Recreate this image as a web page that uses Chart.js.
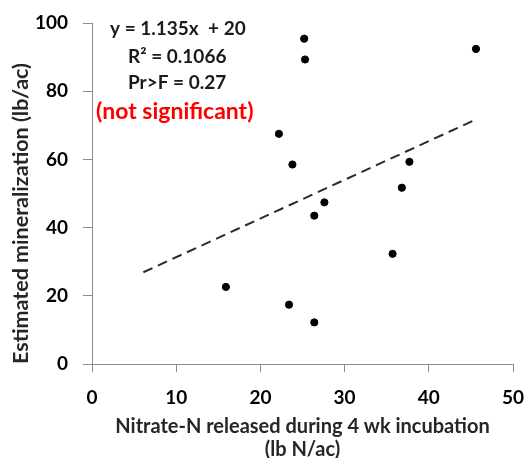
<!DOCTYPE html>
<html>
<head>
<meta charset="utf-8">
<script src="https://cdn.jsdelivr.net/npm/chart.js@4/dist/chart.umd.min.js"></script>
<style>
  html, body { margin: 0; padding: 0; background: #fff; }
  #wrap { width: 527px; height: 458px; position: relative; }
</style>
</head>
<body>
<div id="wrap"><canvas id="c" width="527" height="458"></canvas></div>
<script>
// Observed points: nitrate-N released (x) vs estimated mineralization (y)
const nitrateN = [25.2, 25.3, 45.6, 22.2, 23.8, 37.7, 36.8, 27.6, 26.4, 35.7, 15.9, 23.4, 26.4];
const mineralization = [95.4, 89.3, 92.4, 67.5, 58.5, 59.3, 51.7, 47.4, 43.5, 32.3, 22.6, 17.4, 12.2];
// Linear trend line end points (as drawn)
const trendX = [6.1, 45.5];
const trendY = [26.9, 71.6];
// Axis ranges / ticks
const xTicks = [0, 10, 20, 30, 40, 50];
const yTicks = [0, 20, 40, 60, 80, 100];
// Annotation text
const statLines = ["y = 1.135x  + 20", "R\u00B2 = 0.1066", "Pr>F = 0.27"];
const sigNote = "(not significant)";

const FONT = "Lato, 'Open Sans', sans-serif";

const annotationPlugin = {
  id: 'annot',
  afterDatasetsDraw(chart) {
    const ctx = chart.ctx;
    const a = chart.chartArea;
    ctx.save();
    ctx.textBaseline = 'middle';
    ctx.fillStyle = '#1a1a1a';
    ctx.font = "bold 19px " + FONT;
    ctx.textAlign = 'left';
    ctx.fillText(statLines[0], a.left + 18, 29);
    ctx.fillText(statLines[1], a.left + 36, 57);
    ctx.fillText(statLines[2], a.left + 36, 83);
    ctx.fillStyle = '#ff0000';
    ctx.font = "bold 23px " + FONT;
    ctx.fillText(sigNote, a.left + 4, 112);
    ctx.restore();
  }
};

new Chart(document.getElementById('c'), {
  type: 'scatter',
  data: {
    datasets: [
      {
        data: nitrateN.map((x, i) => ({ x: x, y: mineralization[i] })),
        backgroundColor: '#000',
        borderColor: '#000',
        pointRadius: 3.6,
        pointHoverRadius: 3.6
      },
      {
        type: 'line',
        data: trendX.map((x, i) => ({ x: x, y: trendY[i] })),
        borderColor: '#2a2a2a',
        borderWidth: 2,
        borderDash: [10, 6],
        pointRadius: 0,
        fill: false
      }
    ]
  },
  plugins: [annotationPlugin],
  options: {
    responsive: false,
    animation: false,
    layout: { padding: { top: 23, right: 14, left: 4, bottom: 0 } },
    plugins: { legend: { display: false }, tooltip: { enabled: false } },
    scales: {
      x: {
        type: 'linear',
        min: xTicks[0], max: xTicks[xTicks.length - 1],
        afterBuildTicks(s) { s.ticks = xTicks.map(v => ({ value: v })); },
        grid: { drawOnChartArea: false, color: '#8c8c8c', tickLength: 8, lineWidth: 1 },
        border: { color: '#8c8c8c', width: 1 },
        ticks: { color: '#000', font: { family: FONT, size: 19, weight: 'bold' }, padding: 14, maxRotation: 0 },
        title: {
          display: true,
          text: ['Nitrate-N released during 4 wk incubation', '(lb N/ac)'],
          color: '#262626',
          font: { family: FONT, size: 20, weight: 'bold', lineHeight: 1.15 },
          padding: { top: 0, bottom: -3 }
        },
        afterFit(s) { s.height = 94; s.paddingRight = 0; s.paddingLeft = 0; }
      },
      y: {
        type: 'linear',
        min: yTicks[0], max: yTicks[yTicks.length - 1],
        afterBuildTicks(s) { s.ticks = yTicks.map(v => ({ value: v })); },
        grid: { drawOnChartArea: false, color: '#8c8c8c', tickLength: 9, lineWidth: 1 },
        border: { color: '#8c8c8c', width: 1 },
        ticks: { color: '#000', font: { family: FONT, size: 19, weight: 'bold' }, padding: 15 },
        title: {
          display: true,
          align: 'start',
          text: 'Estimated mineralization (lb/ac)',
          color: '#262626',
          font: { family: FONT, size: 21.5, weight: 'bold' },
          padding: { top: 4, bottom: 0 }
        },
        afterFit(s) { s.width = 88; s.paddingTop = 0; s.paddingBottom = 0; }
      }
    }
  }
});
</script>
</body>
</html>
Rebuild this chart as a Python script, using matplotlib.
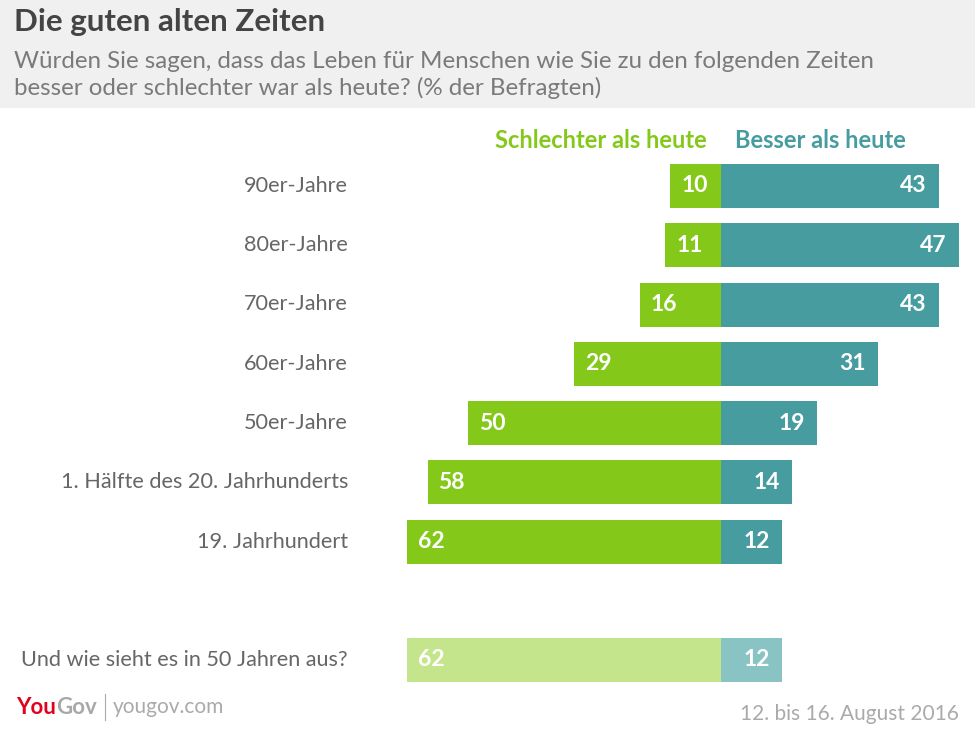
import matplotlib
matplotlib.use("Agg")
import matplotlib.pyplot as plt
from matplotlib.patches import Rectangle

categories = ["90er-Jahre", "80er-Jahre", "70er-Jahre", "60er-Jahre", "50er-Jahre",
              "1. Hälfte des 20. Jahrhunderts", "19. Jahrhundert", "Und wie sieht es in 50 Jahren aus?"]
schlechter = [10, 11, 16, 29, 50, 58, 62, 62]
besser = [43, 47, 43, 31, 19, 14, 12, 12]
positions = [0, 1, 2, 3, 4, 5, 6, 8]

title = "Die guten alten Zeiten"
subtitle = ("Würden Sie sagen, dass das Leben für Menschen wie Sie zu den folgenden Zeiten\n"
            "besser oder schlechter war als heute? (% der Befragten)")
legend_left = "Schlechter als heute"
legend_right = "Besser als heute"
date_text = "12. bis 16. August 2016"

GREEN = "#84c91a"
TEAL = "#469c9e"
GREEN_L = "#c5e58c"
TEAL_L = "#89c3c4"

W, H = 975, 741
fig = plt.figure(figsize=(W / 100, H / 100), dpi=100)
plt.rcParams['font.family'] = ['Lato', 'DejaVu Sans']

def fx(px):
    return px / W

def fy(py):
    return 1 - py / H

# header band
fig.patches.append(Rectangle((0, fy(108)), 1, 108 / H, transform=fig.transFigure,
                             facecolor="#f0f0f0", edgecolor="none", zorder=0))
fig.text(fx(14), fy(22), title, fontsize=22.5, fontweight="bold", color="#444444",
         va="center", ha="left")
fig.text(fx(14), fy(75), subtitle, fontsize=17.4, color="#7a7a7a", va="center", ha="left",
         linespacing=1.25)

# axes covering the whole figure, scaled in data units
scale = 5.06
zero_px = 721
ax = fig.add_axes([0, 0, 1, 1])
ax.set_xlim(-zero_px / scale, (W - zero_px) / scale)
row_px = 59.25
row0_px = 186
ax.set_ylim(8 + (H - 660) / row_px, -row0_px / row_px)
ax.axis("off")
ax.patch.set_alpha(0)

bh = 44 / row_px
for i, (cat, s, b, p) in enumerate(zip(categories, schlechter, besser, positions)):
    last = (i == len(categories) - 1)
    gc = GREEN_L if last else GREEN
    tc = TEAL_L if last else TEAL
    ax.barh(p, -s, height=bh, color=gc, edgecolor="none")
    ax.barh(p, b, height=bh, color=tc, edgecolor="none")
    ax.text(-s + 11 / scale, p, str(s), color="white", fontsize=16.5, fontweight="bold",
            ha="left", va="center")
    ax.text(b - 12 / scale, p, str(b), color="white", fontsize=16.5, fontweight="bold",
            ha="right", va="center")
    xl = (348 - zero_px) / scale
    ax.text(xl, p, cat, color="#666666", fontsize=15.6, ha="right", va="center")

# legend headers
fig.text(fx(707), fy(141), legend_left, color=GREEN, fontsize=17, fontweight="bold",
         ha="right", va="center")
fig.text(fx(735), fy(141), legend_right, color=TEAL, fontsize=17, fontweight="bold",
         ha="left", va="center")

# footer
t1 = fig.text(fx(16), fy(707), "You", color="#e3001b", fontsize=16, fontweight="bold",
              ha="left", va="center")
fig.canvas.draw()
bb = t1.get_window_extent()
t2 = fig.text(bb.x1 / W, fy(707), "Gov", color="#a8a8a8", fontsize=16, fontweight="bold",
              ha="left", va="center")
fig.add_artist(plt.Line2D([fx(105), fx(105)], [fy(694), fy(720)], color="#aaaaaa",
                          lw=0.8, transform=fig.transFigure))
fig.text(fx(113), fy(707), "yougov.com", color="#aaaaaa", fontsize=15, ha="left",
         va="center")
fig.text(fx(959), fy(714), date_text, color="#aaaaaa", fontsize=15, ha="right",
         va="center")

fig.savefig("out.png", dpi=100)
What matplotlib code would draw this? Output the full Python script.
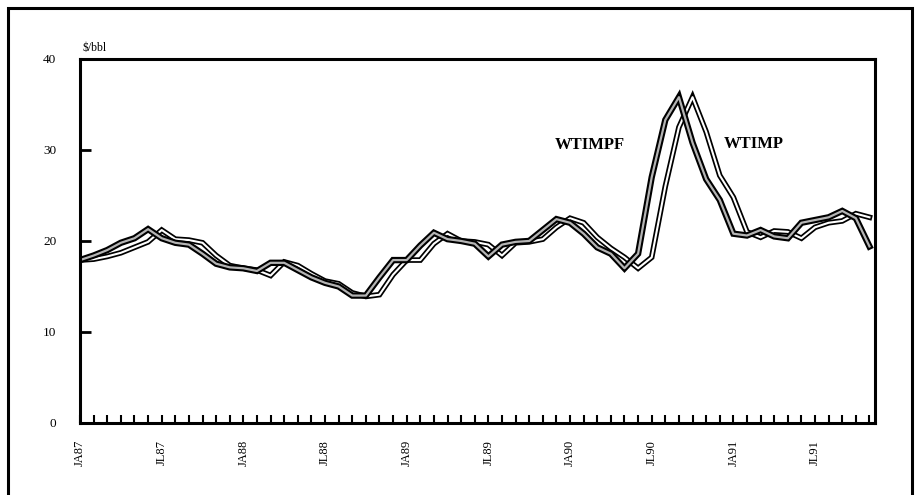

────────────────────

◆ PROBLEM: In the listing above, find the line containing "Rebuild this chart" and the line containing "positions = [0, 1, 2, 3, 4, 5, 6, 8]", then return both of them and every line between, exactly, without pictures.

◆ EXERCISE RESPONSE:
Rebuild this chart as a Python script, using matplotlib.
import matplotlib
matplotlib.use("Agg")
import matplotlib.pyplot as plt
from matplotlib.patches import Rectangle

categories = ["90er-Jahre", "80er-Jahre", "70er-Jahre", "60er-Jahre", "50er-Jahre",
              "1. Hälfte des 20. Jahrhunderts", "19. Jahrhundert", "Und wie sieht es in 50 Jahren aus?"]
schlechter = [10, 11, 16, 29, 50, 58, 62, 62]
besser = [43, 47, 43, 31, 19, 14, 12, 12]
positions = [0, 1, 2, 3, 4, 5, 6, 8]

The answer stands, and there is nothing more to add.